Jan and Dean reached their commercial peak in 1963 and 1964, after they met Brian Wilson. The duo scored sixteen Top 40 hits on the Billboard and Cash Box magazine charts, with a total of twenty-six chart hits over an eight-year period. Berry and Wilson collaborated on roughly a dozen hits and album cuts for Jan and Dean, including "Surf City", co-written by Jan Berry and Brian Wilson . Subsequent top 10 hits included "Drag City", the eerily portentous "Dead Man's Curve".

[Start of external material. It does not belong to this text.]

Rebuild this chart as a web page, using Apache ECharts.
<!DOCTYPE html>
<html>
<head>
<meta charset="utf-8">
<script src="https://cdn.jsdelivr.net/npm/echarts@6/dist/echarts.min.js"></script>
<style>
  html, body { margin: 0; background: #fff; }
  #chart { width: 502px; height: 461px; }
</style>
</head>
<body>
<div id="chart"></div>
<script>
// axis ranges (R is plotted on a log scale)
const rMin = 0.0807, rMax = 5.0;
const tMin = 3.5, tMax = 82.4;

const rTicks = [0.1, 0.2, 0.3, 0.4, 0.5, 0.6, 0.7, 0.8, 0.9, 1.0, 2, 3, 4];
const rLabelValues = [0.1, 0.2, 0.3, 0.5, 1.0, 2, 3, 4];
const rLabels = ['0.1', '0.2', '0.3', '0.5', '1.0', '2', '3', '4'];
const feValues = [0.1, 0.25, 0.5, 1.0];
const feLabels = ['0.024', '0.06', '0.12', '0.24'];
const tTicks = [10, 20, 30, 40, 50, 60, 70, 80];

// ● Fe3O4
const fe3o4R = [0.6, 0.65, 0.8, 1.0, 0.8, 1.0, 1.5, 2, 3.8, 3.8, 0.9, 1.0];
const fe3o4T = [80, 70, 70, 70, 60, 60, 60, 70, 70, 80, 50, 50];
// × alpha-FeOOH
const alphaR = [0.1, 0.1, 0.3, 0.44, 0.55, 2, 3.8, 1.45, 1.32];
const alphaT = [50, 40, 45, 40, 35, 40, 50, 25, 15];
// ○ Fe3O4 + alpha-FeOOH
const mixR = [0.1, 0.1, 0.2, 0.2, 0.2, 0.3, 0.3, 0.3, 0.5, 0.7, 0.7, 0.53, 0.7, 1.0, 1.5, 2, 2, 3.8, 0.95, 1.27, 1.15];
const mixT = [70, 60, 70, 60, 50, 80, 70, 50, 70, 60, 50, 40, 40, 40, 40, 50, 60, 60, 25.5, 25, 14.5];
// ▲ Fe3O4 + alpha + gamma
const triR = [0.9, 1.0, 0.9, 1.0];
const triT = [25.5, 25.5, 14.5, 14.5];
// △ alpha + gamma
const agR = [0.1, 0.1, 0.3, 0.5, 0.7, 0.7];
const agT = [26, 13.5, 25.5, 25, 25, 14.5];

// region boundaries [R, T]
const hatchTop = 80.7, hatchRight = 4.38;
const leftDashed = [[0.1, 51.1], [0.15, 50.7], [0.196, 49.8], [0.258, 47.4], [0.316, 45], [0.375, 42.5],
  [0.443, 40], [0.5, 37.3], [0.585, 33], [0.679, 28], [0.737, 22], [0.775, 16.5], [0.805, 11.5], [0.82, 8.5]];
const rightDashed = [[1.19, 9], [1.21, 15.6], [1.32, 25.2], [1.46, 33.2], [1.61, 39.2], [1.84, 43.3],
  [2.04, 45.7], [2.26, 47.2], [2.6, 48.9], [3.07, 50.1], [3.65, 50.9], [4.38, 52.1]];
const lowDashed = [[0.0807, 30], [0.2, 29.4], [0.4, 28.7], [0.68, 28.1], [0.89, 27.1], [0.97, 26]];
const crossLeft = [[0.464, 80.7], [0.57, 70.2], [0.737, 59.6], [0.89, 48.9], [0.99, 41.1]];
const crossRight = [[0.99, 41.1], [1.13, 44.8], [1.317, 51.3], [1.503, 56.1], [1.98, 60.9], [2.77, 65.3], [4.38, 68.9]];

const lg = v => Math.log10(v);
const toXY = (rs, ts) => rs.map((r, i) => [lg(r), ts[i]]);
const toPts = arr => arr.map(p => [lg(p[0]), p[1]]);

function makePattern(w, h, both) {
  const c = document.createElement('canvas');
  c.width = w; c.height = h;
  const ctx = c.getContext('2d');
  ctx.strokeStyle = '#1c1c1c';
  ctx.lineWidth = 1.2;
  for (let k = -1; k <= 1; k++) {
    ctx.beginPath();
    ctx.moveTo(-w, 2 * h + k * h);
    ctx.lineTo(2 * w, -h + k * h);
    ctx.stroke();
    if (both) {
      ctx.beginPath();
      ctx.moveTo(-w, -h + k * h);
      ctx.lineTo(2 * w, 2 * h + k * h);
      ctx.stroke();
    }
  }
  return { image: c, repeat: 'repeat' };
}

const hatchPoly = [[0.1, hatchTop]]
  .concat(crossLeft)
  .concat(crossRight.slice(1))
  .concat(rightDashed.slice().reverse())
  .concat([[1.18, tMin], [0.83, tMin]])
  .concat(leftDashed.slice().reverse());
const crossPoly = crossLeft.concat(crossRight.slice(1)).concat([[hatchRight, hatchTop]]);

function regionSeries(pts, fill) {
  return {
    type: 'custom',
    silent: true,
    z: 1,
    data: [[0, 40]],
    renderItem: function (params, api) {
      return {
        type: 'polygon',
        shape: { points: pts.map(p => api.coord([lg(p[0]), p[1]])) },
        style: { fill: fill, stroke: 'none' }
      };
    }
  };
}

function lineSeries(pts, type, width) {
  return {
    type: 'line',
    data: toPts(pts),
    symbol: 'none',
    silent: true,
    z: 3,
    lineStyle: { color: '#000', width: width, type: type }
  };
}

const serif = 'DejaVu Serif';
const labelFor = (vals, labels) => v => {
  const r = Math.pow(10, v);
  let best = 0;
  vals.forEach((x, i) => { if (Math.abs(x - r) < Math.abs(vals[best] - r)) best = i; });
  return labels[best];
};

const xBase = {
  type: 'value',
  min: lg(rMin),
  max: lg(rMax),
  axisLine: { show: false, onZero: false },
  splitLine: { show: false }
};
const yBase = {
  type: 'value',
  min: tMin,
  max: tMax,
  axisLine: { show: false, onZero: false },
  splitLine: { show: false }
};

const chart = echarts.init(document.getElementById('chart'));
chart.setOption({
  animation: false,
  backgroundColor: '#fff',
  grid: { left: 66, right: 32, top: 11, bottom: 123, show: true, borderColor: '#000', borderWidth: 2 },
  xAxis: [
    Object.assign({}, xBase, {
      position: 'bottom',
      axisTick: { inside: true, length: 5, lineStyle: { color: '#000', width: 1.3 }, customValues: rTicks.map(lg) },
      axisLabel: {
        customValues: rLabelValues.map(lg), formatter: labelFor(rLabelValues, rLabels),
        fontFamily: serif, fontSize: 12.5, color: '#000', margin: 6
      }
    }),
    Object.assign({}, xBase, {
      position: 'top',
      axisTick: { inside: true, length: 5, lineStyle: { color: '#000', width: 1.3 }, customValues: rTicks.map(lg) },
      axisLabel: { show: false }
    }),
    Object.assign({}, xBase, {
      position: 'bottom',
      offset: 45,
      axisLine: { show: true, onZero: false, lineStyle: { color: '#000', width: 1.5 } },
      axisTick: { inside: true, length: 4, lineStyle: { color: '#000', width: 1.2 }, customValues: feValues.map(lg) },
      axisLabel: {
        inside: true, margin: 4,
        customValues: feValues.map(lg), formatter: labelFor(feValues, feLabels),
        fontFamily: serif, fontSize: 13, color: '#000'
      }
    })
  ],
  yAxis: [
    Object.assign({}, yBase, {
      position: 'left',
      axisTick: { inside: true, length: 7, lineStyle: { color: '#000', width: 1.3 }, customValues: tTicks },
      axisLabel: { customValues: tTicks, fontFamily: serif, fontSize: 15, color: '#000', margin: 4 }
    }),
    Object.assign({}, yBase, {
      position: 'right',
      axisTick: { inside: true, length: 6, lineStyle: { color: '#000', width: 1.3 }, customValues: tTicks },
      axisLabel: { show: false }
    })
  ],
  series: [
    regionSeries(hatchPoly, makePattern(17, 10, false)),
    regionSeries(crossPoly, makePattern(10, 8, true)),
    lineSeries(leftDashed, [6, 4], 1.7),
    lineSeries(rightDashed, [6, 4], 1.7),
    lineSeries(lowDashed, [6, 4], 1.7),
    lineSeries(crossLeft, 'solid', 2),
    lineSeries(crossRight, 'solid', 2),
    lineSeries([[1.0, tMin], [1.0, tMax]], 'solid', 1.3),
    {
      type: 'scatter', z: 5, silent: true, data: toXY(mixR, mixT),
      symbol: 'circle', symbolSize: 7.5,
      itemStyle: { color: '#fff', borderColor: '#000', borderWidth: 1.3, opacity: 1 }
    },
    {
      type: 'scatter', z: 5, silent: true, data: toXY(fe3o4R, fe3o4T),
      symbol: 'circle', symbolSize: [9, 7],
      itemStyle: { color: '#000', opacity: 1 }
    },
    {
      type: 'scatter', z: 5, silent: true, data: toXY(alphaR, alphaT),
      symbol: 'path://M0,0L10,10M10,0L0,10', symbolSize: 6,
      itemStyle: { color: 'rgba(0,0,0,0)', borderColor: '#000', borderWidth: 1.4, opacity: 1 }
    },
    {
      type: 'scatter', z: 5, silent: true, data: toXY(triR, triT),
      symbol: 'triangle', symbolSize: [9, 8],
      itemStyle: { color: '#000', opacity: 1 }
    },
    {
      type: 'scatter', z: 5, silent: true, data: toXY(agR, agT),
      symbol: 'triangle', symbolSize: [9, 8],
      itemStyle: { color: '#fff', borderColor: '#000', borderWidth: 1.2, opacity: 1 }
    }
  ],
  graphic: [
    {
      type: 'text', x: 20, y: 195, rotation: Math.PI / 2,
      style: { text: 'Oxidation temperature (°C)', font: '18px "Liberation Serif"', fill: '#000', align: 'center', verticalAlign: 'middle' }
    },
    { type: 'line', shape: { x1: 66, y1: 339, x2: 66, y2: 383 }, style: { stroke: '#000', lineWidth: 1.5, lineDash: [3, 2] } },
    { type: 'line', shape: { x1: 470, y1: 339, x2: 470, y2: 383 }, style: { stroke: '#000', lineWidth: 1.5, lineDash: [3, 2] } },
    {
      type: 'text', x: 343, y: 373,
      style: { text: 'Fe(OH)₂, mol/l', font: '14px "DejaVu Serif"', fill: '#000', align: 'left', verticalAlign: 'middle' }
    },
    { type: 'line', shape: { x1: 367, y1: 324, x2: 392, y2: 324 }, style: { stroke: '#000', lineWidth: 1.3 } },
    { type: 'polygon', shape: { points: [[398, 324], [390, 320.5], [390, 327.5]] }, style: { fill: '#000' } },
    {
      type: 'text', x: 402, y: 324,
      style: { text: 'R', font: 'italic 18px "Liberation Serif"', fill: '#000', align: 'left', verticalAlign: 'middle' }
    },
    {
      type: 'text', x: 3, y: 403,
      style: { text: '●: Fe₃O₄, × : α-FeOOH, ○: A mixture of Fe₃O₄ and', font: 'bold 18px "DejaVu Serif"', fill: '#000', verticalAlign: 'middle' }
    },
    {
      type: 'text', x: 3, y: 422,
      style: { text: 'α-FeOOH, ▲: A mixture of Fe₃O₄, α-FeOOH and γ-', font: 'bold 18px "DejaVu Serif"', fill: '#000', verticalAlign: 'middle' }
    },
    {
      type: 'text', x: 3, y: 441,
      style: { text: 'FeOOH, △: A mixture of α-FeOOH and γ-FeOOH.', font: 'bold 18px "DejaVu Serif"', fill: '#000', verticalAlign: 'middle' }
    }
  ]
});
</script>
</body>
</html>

In 1964, at the height of their fame, Jan and Dean hosted and performed at The T.A.M.I. Show, a historic concert film directed by Steve Binder. The film also featured such acts as the Rolling Stones, Chuck Berry, Gerry & the Pacemakers, James Brown, Billy J. Kramer & the Dakotas, Marvin Gaye, the Supremes, Lesley Gore, Smokey Robinson & the Miracles and the Beach Boys. Also in 1964, the duo performed the title track for the Columbia Pictures film Ride the Wild Surf, starring Fabian Forte, Tab Hunter, Peter Brown, Shelley Fabares, and Barbara Eden. The song, penned by Jan Berry, Brian Wilson and Roger Christian, was a Top 20 national hit. The pair were also to have appeared in the film, but their roles were cut due to their association with Barry Keenan, who had engineered the Frank Sinatra Jr. kidnapping.
Jan and Dean also filmed two unreleased television pilots: Surf Scene in 1963 and On the Run in 1966. Their feature film for Paramount Pictures Easy Come, Easy Go was canceled when Berry, as well as the film's director and other crew members, were seriously injured in a railroad accident while shooting the film in Chatsworth, California, in August 1965.
After the surfing craze, Jan and Dean scored two Top-30 hits in 1965: "You Really Know How to Hurt a Guy" got up to 27 and "I Found a Girl" got to 30—the latter from the album Folk 'n Roll. During this period, they also began to experiment with cutting-edge comedy concepts such as the original Filet of Soul and Jan & Dean Meet Batman. The former's album cover shows Berry with his leg in a cast as a result of the accident while filming Easy Come, Easy Go.
In 1966, Jan Berry recorded "The Universal Coward", an angry response to Donovan’s anti-war single "Universal Soldier" even though Berry never served in the military.